Is the Gwadar port becoming unviable as an investment destination (Photo: IANS)

In a big blow to the China Pakistan Economic Corridor (CPEC) project, Saudi Arabia has decided to relocate its planned refinery from Gwadar port city to Hub–an industrial township close to Karachi.

The refinery had been announced during the visit of Crown Prince Muhammad bin Salman of Saudi Arabia to Pakistan in February 2019 with investments worth $20 billion signed between the two nations.
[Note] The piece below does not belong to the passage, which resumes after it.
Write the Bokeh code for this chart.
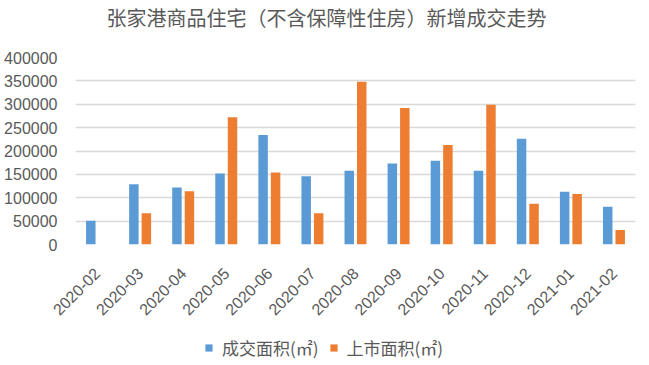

With no progress happening on the oil refinery, which itself was a $10 billion project, the Saudis have decided to move it to Hub.

BBC Urdu reports from Pakistan that a number of officials involved in the project have confirmed that the oil refinery is being considered for construction in Hub due to infrastructural and feasibility issues in Gwadar.

Reportedly, the kingdom also lost interest in the project due to a downturn in bilateral relations with Pakistan's overactive foreign policy within the Islamic world.

The refinery was not just meant to produce petrol and diesel. It was supposed to be a Deep Conversion Refinery–a petrochemical complex, under which the Saudi project would also have produced lubricants. Nikkei Asia too had reported that Gwadar as a destination had infrstructure gaps.

Quoting unidentified sources from the oil and gas sector in Pakistan, BBC Urdu adds that the plan to set up the refinery in Gwadar seemed unworkable. Aramco conducted a feasibility study which found that it would have to construct a new pipeline from Gwadar to Karachi to be able to transport the products from the refinery, making the project unviable. The use of tankers to ferry the refined oil products would have added to the cost of the Gwadar refinery.

The alienation of the local Baloch people in Gwadar with rising attacks on Chinese nationals working on CPEC projects has given rise to an uncertain atmosphere about Gwadar as an investment destination.

Experts point out that this also shows that Gwadar port–the jewel of China's CPEC and the 'Singapore of Pakistan'–has infrastructural shortcomings that have disallowed investment. CPEC projects have slowed down considerably in Pakistan.

Tahir Abbas, Head of Research of Arif Habib Limited, told BBC Urdu that for any investment, the first thing to look at is whether its future outlook is positive. "After the establishment of the refinery, how will the products produced in it be consumed when the government in the country is working to promote electric vehicles and hybrid vehicles," he said.

With the relocation of the refinery almost final, Pakistan is now planning to conduct a feasibility study for Hub. State oil marketing company, Pakistan State Oil (PSO), has reportedly contacted Saudi company Aramco for setting up the refinery for Hub.

The relocation of the Saudi project is also a pointer to the unease over the $62 billion CPEC that exists between all-weather friends Pakistan and China.